> _Material to process_
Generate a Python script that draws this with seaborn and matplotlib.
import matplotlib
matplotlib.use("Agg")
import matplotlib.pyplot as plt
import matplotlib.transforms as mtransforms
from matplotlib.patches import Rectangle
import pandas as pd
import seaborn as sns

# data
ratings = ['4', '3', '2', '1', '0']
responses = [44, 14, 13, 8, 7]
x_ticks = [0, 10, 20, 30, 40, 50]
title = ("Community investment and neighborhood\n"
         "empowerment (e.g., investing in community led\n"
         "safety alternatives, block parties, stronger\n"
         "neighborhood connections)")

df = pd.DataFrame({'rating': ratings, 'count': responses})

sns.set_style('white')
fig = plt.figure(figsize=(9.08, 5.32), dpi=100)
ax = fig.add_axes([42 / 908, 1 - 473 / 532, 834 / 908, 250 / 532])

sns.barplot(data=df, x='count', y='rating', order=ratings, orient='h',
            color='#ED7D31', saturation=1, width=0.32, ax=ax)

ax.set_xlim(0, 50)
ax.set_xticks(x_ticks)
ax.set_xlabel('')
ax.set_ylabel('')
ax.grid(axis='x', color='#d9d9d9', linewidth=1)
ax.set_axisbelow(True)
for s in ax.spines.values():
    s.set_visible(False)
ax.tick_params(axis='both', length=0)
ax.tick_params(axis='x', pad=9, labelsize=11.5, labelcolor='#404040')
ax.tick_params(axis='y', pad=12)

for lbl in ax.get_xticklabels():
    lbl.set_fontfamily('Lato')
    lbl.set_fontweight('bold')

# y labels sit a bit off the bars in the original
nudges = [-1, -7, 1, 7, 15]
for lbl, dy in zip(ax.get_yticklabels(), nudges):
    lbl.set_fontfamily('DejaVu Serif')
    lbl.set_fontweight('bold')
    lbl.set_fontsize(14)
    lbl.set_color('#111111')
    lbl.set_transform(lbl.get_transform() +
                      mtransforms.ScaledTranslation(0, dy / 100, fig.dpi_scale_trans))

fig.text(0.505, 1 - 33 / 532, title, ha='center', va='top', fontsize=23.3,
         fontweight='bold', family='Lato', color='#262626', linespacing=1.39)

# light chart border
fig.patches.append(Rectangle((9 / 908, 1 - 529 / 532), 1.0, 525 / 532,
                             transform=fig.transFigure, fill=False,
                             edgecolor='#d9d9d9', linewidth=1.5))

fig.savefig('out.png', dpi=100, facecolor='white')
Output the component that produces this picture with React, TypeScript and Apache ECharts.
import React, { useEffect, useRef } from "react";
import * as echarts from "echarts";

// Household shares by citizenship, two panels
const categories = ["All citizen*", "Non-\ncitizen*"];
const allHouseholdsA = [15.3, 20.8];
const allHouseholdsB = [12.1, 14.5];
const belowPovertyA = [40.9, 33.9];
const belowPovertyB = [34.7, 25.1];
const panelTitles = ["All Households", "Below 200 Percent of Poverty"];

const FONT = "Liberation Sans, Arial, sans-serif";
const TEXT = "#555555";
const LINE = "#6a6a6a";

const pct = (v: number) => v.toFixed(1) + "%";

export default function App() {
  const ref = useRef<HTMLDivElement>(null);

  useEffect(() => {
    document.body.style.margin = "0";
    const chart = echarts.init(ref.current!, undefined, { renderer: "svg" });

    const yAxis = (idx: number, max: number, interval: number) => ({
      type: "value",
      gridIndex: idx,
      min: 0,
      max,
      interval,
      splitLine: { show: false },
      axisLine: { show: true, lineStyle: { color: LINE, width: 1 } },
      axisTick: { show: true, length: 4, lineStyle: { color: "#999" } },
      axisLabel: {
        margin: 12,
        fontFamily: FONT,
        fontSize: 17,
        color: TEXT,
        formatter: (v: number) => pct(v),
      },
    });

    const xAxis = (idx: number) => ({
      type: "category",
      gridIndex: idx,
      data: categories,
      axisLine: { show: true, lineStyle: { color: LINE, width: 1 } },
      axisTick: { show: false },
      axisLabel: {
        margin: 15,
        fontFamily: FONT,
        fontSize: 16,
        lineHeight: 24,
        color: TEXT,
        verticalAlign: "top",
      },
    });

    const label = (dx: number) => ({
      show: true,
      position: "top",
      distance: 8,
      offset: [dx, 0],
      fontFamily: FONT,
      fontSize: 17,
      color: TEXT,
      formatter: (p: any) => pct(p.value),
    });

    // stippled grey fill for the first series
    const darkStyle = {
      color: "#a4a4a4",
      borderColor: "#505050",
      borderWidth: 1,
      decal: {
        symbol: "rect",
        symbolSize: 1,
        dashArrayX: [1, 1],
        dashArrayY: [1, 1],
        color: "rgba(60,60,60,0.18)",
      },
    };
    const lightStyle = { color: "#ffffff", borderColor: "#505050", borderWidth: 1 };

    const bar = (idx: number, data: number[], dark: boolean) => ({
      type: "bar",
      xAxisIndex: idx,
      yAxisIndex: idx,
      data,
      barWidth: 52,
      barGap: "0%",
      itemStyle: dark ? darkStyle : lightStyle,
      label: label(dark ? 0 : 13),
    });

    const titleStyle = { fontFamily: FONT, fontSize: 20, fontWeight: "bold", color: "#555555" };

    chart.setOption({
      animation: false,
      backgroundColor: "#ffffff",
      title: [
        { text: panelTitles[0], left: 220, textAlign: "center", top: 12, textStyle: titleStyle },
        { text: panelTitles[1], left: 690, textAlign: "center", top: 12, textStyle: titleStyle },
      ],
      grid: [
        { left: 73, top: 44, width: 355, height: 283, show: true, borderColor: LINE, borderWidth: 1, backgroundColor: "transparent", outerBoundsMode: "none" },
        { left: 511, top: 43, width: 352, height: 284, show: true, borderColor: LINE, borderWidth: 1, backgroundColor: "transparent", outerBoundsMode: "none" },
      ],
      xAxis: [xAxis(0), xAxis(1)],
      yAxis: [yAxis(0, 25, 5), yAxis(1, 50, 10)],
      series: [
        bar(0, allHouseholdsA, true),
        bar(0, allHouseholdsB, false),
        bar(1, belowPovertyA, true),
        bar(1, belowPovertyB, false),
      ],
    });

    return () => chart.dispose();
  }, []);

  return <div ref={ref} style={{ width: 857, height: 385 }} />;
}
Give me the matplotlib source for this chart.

> _Problem to solve_
Write out every entry above, word for word.

> _Written response_
Generate a Python script that draws this with seaborn and matplotlib.
import matplotlib
matplotlib.use("Agg")
import matplotlib.pyplot as plt
import matplotlib.transforms as mtransforms
from matplotlib.patches import Rectangle
import pandas as pd
import seaborn as sns

# data
ratings = ['4', '3', '2', '1', '0']
responses = [44, 14, 13, 8, 7]
x_ticks = [0, 10, 20, 30, 40, 50]
title = ("Community investment and neighborhood\n"
         "empowerment (e.g., investing in community led\n"
         "safety alternatives, block parties, stronger\n"
         "neighborhood connections)")

df = pd.DataFrame({'rating': ratings, 'count': responses})

sns.set_style('white')
fig = plt.figure(figsize=(9.08, 5.32), dpi=100)
ax = fig.add_axes([42 / 908, 1 - 473 / 532, 834 / 908, 250 / 532])

sns.barplot(data=df, x='count', y='rating', order=ratings, orient='h',
            color='#ED7D31', saturation=1, width=0.32, ax=ax)

ax.set_xlim(0, 50)
ax.set_xticks(x_ticks)
ax.set_xlabel('')
ax.set_ylabel('')
ax.grid(axis='x', color='#d9d9d9', linewidth=1)
ax.set_axisbelow(True)
for s in ax.spines.values():
    s.set_visible(False)
ax.tick_params(axis='both', length=0)
ax.tick_params(axis='x', pad=9, labelsize=11.5, labelcolor='#404040')
ax.tick_params(axis='y', pad=12)

for lbl in ax.get_xticklabels():
    lbl.set_fontfamily('Lato')
    lbl.set_fontweight('bold')

# y labels sit a bit off the bars in the original
nudges = [-1, -7, 1, 7, 15]
for lbl, dy in zip(ax.get_yticklabels(), nudges):
    lbl.set_fontfamily('DejaVu Serif')
    lbl.set_fontweight('bold')
    lbl.set_fontsize(14)
    lbl.set_color('#111111')
    lbl.set_transform(lbl.get_transform() +
                      mtransforms.ScaledTranslation(0, dy / 100, fig.dpi_scale_trans))

fig.text(0.505, 1 - 33 / 532, title, ha='center', va='top', fontsize=23.3,
         fontweight='bold', family='Lato', color='#262626', linespacing=1.39)

# light chart border
fig.patches.append(Rectangle((9 / 908, 1 - 529 / 532), 1.0, 525 / 532,
                             transform=fig.transFigure, fill=False,
                             edgecolor='#d9d9d9', linewidth=1.5))

fig.savefig('out.png', dpi=100, facecolor='white')
Output the component that produces this picture with React, TypeScript and Apache ECharts.
import React, { useEffect, useRef } from "react";
import * as echarts from "echarts";

// Household shares by citizenship, two panels
const categories = ["All citizen*", "Non-\ncitizen*"];
const allHouseholdsA = [15.3, 20.8];
const allHouseholdsB = [12.1, 14.5];
const belowPovertyA = [40.9, 33.9];
const belowPovertyB = [34.7, 25.1];
const panelTitles = ["All Households", "Below 200 Percent of Poverty"];

const FONT = "Liberation Sans, Arial, sans-serif";
const TEXT = "#555555";
const LINE = "#6a6a6a";

const pct = (v: number) => v.toFixed(1) + "%";

export default function App() {
  const ref = useRef<HTMLDivElement>(null);

  useEffect(() => {
    document.body.style.margin = "0";
    const chart = echarts.init(ref.current!, undefined, { renderer: "svg" });

    const yAxis = (idx: number, max: number, interval: number) => ({
      type: "value",
      gridIndex: idx,
      min: 0,
      max,
      interval,
      splitLine: { show: false },
      axisLine: { show: true, lineStyle: { color: LINE, width: 1 } },
      axisTick: { show: true, length: 4, lineStyle: { color: "#999" } },
      axisLabel: {
        margin: 12,
        fontFamily: FONT,
        fontSize: 17,
        color: TEXT,
        formatter: (v: number) => pct(v),
      },
    });

    const xAxis = (idx: number) => ({
      type: "category",
      gridIndex: idx,
      data: categories,
      axisLine: { show: true, lineStyle: { color: LINE, width: 1 } },
      axisTick: { show: false },
      axisLabel: {
        margin: 15,
        fontFamily: FONT,
        fontSize: 16,
        lineHeight: 24,
        color: TEXT,
        verticalAlign: "top",
      },
    });

    const label = (dx: number) => ({
      show: true,
      position: "top",
      distance: 8,
      offset: [dx, 0],
      fontFamily: FONT,
      fontSize: 17,
      color: TEXT,
      formatter: (p: any) => pct(p.value),
    });

    // stippled grey fill for the first series
    const darkStyle = {
      color: "#a4a4a4",
      borderColor: "#505050",
      borderWidth: 1,
      decal: {
        symbol: "rect",
        symbolSize: 1,
        dashArrayX: [1, 1],
        dashArrayY: [1, 1],
        color: "rgba(60,60,60,0.18)",
      },
    };
    const lightStyle = { color: "#ffffff", borderColor: "#505050", borderWidth: 1 };

    const bar = (idx: number, data: number[], dark: boolean) => ({
      type: "bar",
      xAxisIndex: idx,
      yAxisIndex: idx,
      data,
      barWidth: 52,
      barGap: "0%",
      itemStyle: dark ? darkStyle : lightStyle,
      label: label(dark ? 0 : 13),
    });

    const titleStyle = { fontFamily: FONT, fontSize: 20, fontWeight: "bold", color: "#555555" };

    chart.setOption({
      animation: false,
      backgroundColor: "#ffffff",
      title: [
        { text: panelTitles[0], left: 220, textAlign: "center", top: 12, textStyle: titleStyle },
        { text: panelTitles[1], left: 690, textAlign: "center", top: 12, textStyle: titleStyle },
      ],
      grid: [
        { left: 73, top: 44, width: 355, height: 283, show: true, borderColor: LINE, borderWidth: 1, backgroundColor: "transparent", outerBoundsMode: "none" },
        { left: 511, top: 43, width: 352, height: 284, show: true, borderColor: LINE, borderWidth: 1, backgroundColor: "transparent", outerBoundsMode: "none" },
      ],
      xAxis: [xAxis(0), xAxis(1)],
      yAxis: [yAxis(0, 25, 5), yAxis(1, 50, 10)],
      series: [
        bar(0, allHouseholdsA, true),
        bar(0, allHouseholdsB, false),
        bar(1, belowPovertyA, true),
        bar(1, belowPovertyB, false),
      ],
    });

    return () => chart.dispose();
  }, []);

  return <div ref={ref} style={{ width: 857, height: 385 }} />;
}
Give me the matplotlib source for this chart.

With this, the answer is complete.